[START OF DATA]

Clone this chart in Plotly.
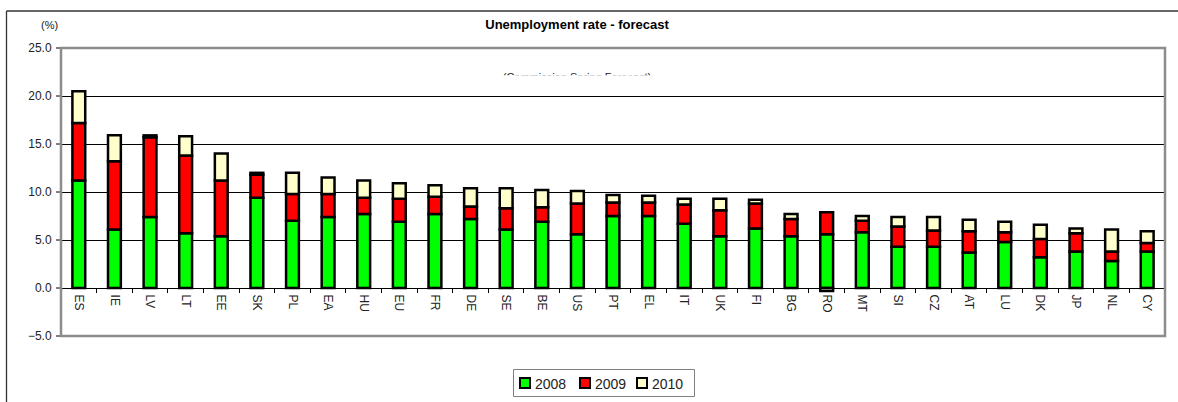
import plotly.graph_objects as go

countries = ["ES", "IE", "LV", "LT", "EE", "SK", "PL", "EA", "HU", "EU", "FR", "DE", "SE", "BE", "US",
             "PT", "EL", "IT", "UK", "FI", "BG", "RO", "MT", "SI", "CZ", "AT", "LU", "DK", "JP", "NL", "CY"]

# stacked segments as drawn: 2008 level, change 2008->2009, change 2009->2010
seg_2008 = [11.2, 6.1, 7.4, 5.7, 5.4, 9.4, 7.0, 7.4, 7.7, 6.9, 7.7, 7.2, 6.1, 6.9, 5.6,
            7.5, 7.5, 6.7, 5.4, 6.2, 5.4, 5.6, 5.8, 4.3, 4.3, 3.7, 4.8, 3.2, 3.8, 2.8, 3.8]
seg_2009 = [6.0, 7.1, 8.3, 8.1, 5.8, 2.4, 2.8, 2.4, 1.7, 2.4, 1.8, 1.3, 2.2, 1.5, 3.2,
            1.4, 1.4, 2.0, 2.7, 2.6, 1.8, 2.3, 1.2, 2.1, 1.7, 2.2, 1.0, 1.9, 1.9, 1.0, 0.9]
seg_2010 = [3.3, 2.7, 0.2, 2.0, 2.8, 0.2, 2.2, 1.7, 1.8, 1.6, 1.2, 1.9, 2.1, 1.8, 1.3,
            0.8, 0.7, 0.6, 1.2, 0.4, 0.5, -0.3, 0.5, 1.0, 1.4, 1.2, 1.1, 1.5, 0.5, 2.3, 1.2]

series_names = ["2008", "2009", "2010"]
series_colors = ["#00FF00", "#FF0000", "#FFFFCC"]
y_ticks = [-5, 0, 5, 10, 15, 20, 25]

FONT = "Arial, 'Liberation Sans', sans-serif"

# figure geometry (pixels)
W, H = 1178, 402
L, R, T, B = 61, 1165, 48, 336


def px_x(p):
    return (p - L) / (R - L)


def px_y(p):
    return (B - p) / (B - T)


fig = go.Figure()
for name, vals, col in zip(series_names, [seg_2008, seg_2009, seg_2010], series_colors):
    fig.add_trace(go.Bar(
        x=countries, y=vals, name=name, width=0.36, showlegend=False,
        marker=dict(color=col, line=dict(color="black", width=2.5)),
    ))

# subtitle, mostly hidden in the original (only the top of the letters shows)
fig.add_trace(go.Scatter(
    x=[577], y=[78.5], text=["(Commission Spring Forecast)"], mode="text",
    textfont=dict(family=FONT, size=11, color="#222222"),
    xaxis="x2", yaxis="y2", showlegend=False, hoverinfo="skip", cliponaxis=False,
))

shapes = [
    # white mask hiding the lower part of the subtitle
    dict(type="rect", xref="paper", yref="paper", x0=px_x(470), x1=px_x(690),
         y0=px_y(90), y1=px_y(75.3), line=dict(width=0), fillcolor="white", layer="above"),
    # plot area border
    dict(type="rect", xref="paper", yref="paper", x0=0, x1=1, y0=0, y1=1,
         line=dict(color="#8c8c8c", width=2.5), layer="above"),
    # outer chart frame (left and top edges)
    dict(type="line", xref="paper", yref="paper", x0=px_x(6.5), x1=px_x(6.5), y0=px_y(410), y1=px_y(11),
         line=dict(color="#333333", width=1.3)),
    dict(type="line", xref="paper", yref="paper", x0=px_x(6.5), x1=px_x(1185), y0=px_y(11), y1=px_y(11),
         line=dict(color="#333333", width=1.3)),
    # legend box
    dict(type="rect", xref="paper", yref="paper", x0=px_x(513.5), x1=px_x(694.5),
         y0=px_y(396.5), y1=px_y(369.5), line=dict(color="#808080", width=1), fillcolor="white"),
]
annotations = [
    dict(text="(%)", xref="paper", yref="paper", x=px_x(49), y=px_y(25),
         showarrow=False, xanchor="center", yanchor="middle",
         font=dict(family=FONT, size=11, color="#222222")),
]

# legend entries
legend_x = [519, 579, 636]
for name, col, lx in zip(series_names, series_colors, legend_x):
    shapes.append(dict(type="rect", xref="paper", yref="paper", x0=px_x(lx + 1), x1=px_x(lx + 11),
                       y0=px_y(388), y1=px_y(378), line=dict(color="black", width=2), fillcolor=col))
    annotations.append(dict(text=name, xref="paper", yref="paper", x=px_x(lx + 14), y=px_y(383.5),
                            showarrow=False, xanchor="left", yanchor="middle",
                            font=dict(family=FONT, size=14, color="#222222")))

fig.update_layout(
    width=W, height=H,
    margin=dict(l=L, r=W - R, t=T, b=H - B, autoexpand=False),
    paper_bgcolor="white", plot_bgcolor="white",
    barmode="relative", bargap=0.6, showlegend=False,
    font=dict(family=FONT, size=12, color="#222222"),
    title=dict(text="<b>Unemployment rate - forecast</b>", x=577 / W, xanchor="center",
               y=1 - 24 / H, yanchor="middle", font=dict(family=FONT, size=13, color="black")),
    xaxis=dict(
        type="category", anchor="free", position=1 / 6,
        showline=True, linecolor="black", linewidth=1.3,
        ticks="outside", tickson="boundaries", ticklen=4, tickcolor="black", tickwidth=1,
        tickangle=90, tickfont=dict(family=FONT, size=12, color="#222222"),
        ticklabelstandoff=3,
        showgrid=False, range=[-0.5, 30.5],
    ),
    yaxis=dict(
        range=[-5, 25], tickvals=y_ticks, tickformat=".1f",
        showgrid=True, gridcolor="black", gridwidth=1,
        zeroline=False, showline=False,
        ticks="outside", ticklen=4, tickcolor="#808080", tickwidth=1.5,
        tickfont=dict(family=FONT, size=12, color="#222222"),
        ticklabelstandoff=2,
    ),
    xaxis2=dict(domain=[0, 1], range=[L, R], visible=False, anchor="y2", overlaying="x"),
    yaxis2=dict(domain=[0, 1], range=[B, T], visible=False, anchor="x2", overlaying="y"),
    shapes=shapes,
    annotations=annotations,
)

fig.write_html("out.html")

[END OF DATA]

WRITTEN EXERCISE
Return the listing above in full and without alteration, excluding its pictures.

WORKED SOLUTION
Clone this chart in Plotly.
import plotly.graph_objects as go

countries = ["ES", "IE", "LV", "LT", "EE", "SK", "PL", "EA", "HU", "EU", "FR", "DE", "SE", "BE", "US",
             "PT", "EL", "IT", "UK", "FI", "BG", "RO", "MT", "SI", "CZ", "AT", "LU", "DK", "JP", "NL", "CY"]

# stacked segments as drawn: 2008 level, change 2008->2009, change 2009->2010
seg_2008 = [11.2, 6.1, 7.4, 5.7, 5.4, 9.4, 7.0, 7.4, 7.7, 6.9, 7.7, 7.2, 6.1, 6.9, 5.6,
            7.5, 7.5, 6.7, 5.4, 6.2, 5.4, 5.6, 5.8, 4.3, 4.3, 3.7, 4.8, 3.2, 3.8, 2.8, 3.8]
seg_2009 = [6.0, 7.1, 8.3, 8.1, 5.8, 2.4, 2.8, 2.4, 1.7, 2.4, 1.8, 1.3, 2.2, 1.5, 3.2,
            1.4, 1.4, 2.0, 2.7, 2.6, 1.8, 2.3, 1.2, 2.1, 1.7, 2.2, 1.0, 1.9, 1.9, 1.0, 0.9]
seg_2010 = [3.3, 2.7, 0.2, 2.0, 2.8, 0.2, 2.2, 1.7, 1.8, 1.6, 1.2, 1.9, 2.1, 1.8, 1.3,
            0.8, 0.7, 0.6, 1.2, 0.4, 0.5, -0.3, 0.5, 1.0, 1.4, 1.2, 1.1, 1.5, 0.5, 2.3, 1.2]

series_names = ["2008", "2009", "2010"]
series_colors = ["#00FF00", "#FF0000", "#FFFFCC"]
y_ticks = [-5, 0, 5, 10, 15, 20, 25]

FONT = "Arial, 'Liberation Sans', sans-serif"

# figure geometry (pixels)
W, H = 1178, 402
L, R, T, B = 61, 1165, 48, 336


def px_x(p):
    return (p - L) / (R - L)


def px_y(p):
    return (B - p) / (B - T)


fig = go.Figure()
for name, vals, col in zip(series_names, [seg_2008, seg_2009, seg_2010], series_colors):
    fig.add_trace(go.Bar(
        x=countries, y=vals, name=name, width=0.36, showlegend=False,
        marker=dict(color=col, line=dict(color="black", width=2.5)),
    ))

# subtitle, mostly hidden in the original (only the top of the letters shows)
fig.add_trace(go.Scatter(
    x=[577], y=[78.5], text=["(Commission Spring Forecast)"], mode="text",
    textfont=dict(family=FONT, size=11, color="#222222"),
    xaxis="x2", yaxis="y2", showlegend=False, hoverinfo="skip", cliponaxis=False,
))

shapes = [
    # white mask hiding the lower part of the subtitle
    dict(type="rect", xref="paper", yref="paper", x0=px_x(470), x1=px_x(690),
         y0=px_y(90), y1=px_y(75.3), line=dict(width=0), fillcolor="white", layer="above"),
    # plot area border
    dict(type="rect", xref="paper", yref="paper", x0=0, x1=1, y0=0, y1=1,
         line=dict(color="#8c8c8c", width=2.5), layer="above"),
    # outer chart frame (left and top edges)
    dict(type="line", xref="paper", yref="paper", x0=px_x(6.5), x1=px_x(6.5), y0=px_y(410), y1=px_y(11),
         line=dict(color="#333333", width=1.3)),
    dict(type="line", xref="paper", yref="paper", x0=px_x(6.5), x1=px_x(1185), y0=px_y(11), y1=px_y(11),
         line=dict(color="#333333", width=1.3)),
    # legend box
    dict(type="rect", xref="paper", yref="paper", x0=px_x(513.5), x1=px_x(694.5),
         y0=px_y(396.5), y1=px_y(369.5), line=dict(color="#808080", width=1), fillcolor="white"),
]
annotations = [
    dict(text="(%)", xref="paper", yref="paper", x=px_x(49), y=px_y(25),
         showarrow=False, xanchor="center", yanchor="middle",
         font=dict(family=FONT, size=11, color="#222222")),
]

# legend entries
legend_x = [519, 579, 636]
for name, col, lx in zip(series_names, series_colors, legend_x):
    shapes.append(dict(type="rect", xref="paper", yref="paper", x0=px_x(lx + 1), x1=px_x(lx + 11),
                       y0=px_y(388), y1=px_y(378), line=dict(color="black", width=2), fillcolor=col))
    annotations.append(dict(text=name, xref="paper", yref="paper", x=px_x(lx + 14), y=px_y(383.5),
                            showarrow=False, xanchor="left", yanchor="middle",
                            font=dict(family=FONT, size=14, color="#222222")))

fig.update_layout(
    width=W, height=H,
    margin=dict(l=L, r=W - R, t=T, b=H - B, autoexpand=False),
    paper_bgcolor="white", plot_bgcolor="white",
    barmode="relative", bargap=0.6, showlegend=False,
    font=dict(family=FONT, size=12, color="#222222"),
    title=dict(text="<b>Unemployment rate - forecast</b>", x=577 / W, xanchor="center",
               y=1 - 24 / H, yanchor="middle", font=dict(family=FONT, size=13, color="black")),
    xaxis=dict(
        type="category", anchor="free", position=1 / 6,
        showline=True, linecolor="black", linewidth=1.3,
        ticks="outside", tickson="boundaries", ticklen=4, tickcolor="black", tickwidth=1,
        tickangle=90, tickfont=dict(family=FONT, size=12, color="#222222"),
        ticklabelstandoff=3,
        showgrid=False, range=[-0.5, 30.5],
    ),
    yaxis=dict(
        range=[-5, 25], tickvals=y_ticks, tickformat=".1f",
        showgrid=True, gridcolor="black", gridwidth=1,
        zeroline=False, showline=False,
        ticks="outside", ticklen=4, tickcolor="#808080", tickwidth=1.5,
        tickfont=dict(family=FONT, size=12, color="#222222"),
        ticklabelstandoff=2,
    ),
    xaxis2=dict(domain=[0, 1], range=[L, R], visible=False, anchor="y2", overlaying="x"),
    yaxis2=dict(domain=[0, 1], range=[B, T], visible=False, anchor="x2", overlaying="y"),
    shapes=shapes,
    annotations=annotations,
)

fig.write_html("out.html")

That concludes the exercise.